■ **Available data**

○ ○ ○ ○ ○

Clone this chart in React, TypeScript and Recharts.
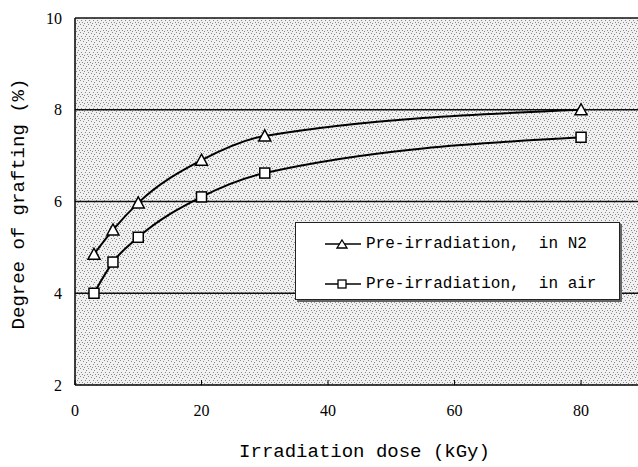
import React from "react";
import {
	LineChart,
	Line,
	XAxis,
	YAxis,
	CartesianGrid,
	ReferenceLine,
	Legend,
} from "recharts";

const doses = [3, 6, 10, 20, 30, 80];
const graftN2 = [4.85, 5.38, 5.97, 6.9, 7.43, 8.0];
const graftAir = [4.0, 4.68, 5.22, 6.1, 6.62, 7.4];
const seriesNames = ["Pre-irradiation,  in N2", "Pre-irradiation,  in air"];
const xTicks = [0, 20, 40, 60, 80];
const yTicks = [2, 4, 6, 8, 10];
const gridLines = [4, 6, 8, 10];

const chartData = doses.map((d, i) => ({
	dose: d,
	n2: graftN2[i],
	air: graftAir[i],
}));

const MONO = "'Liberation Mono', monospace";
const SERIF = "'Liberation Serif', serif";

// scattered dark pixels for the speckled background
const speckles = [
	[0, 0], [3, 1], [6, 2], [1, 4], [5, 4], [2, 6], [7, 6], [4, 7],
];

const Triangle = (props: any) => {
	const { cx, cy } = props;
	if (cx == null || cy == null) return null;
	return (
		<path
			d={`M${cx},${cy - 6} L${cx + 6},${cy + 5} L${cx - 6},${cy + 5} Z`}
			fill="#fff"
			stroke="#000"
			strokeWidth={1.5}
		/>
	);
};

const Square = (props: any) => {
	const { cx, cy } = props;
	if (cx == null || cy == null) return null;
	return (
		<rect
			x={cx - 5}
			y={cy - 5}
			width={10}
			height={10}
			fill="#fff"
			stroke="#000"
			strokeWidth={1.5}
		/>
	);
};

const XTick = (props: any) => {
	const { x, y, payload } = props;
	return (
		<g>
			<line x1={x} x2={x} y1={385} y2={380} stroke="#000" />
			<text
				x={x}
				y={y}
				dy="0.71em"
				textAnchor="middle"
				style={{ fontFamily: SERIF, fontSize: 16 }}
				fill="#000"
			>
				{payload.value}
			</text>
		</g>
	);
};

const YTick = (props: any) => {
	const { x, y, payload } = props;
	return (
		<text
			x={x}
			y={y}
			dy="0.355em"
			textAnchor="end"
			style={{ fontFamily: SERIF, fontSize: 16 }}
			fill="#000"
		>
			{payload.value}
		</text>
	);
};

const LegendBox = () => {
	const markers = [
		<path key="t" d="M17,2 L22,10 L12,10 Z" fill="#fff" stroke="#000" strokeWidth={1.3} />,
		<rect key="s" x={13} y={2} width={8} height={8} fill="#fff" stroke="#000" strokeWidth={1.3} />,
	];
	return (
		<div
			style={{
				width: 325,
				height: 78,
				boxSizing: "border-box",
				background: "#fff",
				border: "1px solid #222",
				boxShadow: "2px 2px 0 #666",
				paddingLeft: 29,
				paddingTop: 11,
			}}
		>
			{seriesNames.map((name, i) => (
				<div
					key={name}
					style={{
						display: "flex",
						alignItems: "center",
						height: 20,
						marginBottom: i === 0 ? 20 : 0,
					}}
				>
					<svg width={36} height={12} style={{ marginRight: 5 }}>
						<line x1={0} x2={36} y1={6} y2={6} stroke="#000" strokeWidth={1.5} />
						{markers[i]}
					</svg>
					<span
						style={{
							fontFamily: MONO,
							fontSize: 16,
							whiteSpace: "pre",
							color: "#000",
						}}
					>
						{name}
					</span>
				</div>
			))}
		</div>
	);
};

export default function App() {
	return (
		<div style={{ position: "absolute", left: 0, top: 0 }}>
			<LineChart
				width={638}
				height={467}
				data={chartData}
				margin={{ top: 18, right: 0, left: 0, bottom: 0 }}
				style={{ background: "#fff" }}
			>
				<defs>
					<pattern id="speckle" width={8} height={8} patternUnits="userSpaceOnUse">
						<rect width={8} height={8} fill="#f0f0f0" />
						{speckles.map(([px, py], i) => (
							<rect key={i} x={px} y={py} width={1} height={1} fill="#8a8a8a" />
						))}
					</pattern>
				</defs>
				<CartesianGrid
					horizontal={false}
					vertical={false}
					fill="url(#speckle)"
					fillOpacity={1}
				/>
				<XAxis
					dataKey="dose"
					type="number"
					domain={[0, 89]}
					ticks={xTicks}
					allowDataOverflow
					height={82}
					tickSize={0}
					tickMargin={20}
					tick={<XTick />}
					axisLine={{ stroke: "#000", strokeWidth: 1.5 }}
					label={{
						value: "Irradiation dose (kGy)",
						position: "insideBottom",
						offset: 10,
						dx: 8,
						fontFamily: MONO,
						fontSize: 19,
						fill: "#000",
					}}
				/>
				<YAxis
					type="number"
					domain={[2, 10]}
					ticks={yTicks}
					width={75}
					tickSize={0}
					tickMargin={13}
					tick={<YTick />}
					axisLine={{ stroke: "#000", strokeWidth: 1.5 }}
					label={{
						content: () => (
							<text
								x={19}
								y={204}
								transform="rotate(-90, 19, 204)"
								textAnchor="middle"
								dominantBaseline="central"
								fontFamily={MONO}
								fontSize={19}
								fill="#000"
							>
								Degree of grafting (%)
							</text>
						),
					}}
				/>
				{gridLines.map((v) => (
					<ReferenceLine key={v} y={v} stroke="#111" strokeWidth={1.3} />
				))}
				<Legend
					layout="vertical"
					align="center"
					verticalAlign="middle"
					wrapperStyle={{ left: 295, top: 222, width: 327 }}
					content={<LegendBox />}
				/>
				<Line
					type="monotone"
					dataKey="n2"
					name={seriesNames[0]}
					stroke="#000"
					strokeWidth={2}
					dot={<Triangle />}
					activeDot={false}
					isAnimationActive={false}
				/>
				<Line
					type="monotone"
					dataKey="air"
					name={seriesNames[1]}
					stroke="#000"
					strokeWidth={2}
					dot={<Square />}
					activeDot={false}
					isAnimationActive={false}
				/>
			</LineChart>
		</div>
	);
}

○ ○ ○ ○ ○

■ **Problem details**
Restate, line by line and word for word, everything from the top of the material through the line that contains "const gridLines = [4, 6, 8, 10];". Leave pictures out.

■ **Output for this exercise**
Clone this chart in React, TypeScript and Recharts.
import React from "react";
import {
	LineChart,
	Line,
	XAxis,
	YAxis,
	CartesianGrid,
	ReferenceLine,
	Legend,
} from "recharts";

const doses = [3, 6, 10, 20, 30, 80];
const graftN2 = [4.85, 5.38, 5.97, 6.9, 7.43, 8.0];
const graftAir = [4.0, 4.68, 5.22, 6.1, 6.62, 7.4];
const seriesNames = ["Pre-irradiation,  in N2", "Pre-irradiation,  in air"];
const xTicks = [0, 20, 40, 60, 80];
const yTicks = [2, 4, 6, 8, 10];
const gridLines = [4, 6, 8, 10];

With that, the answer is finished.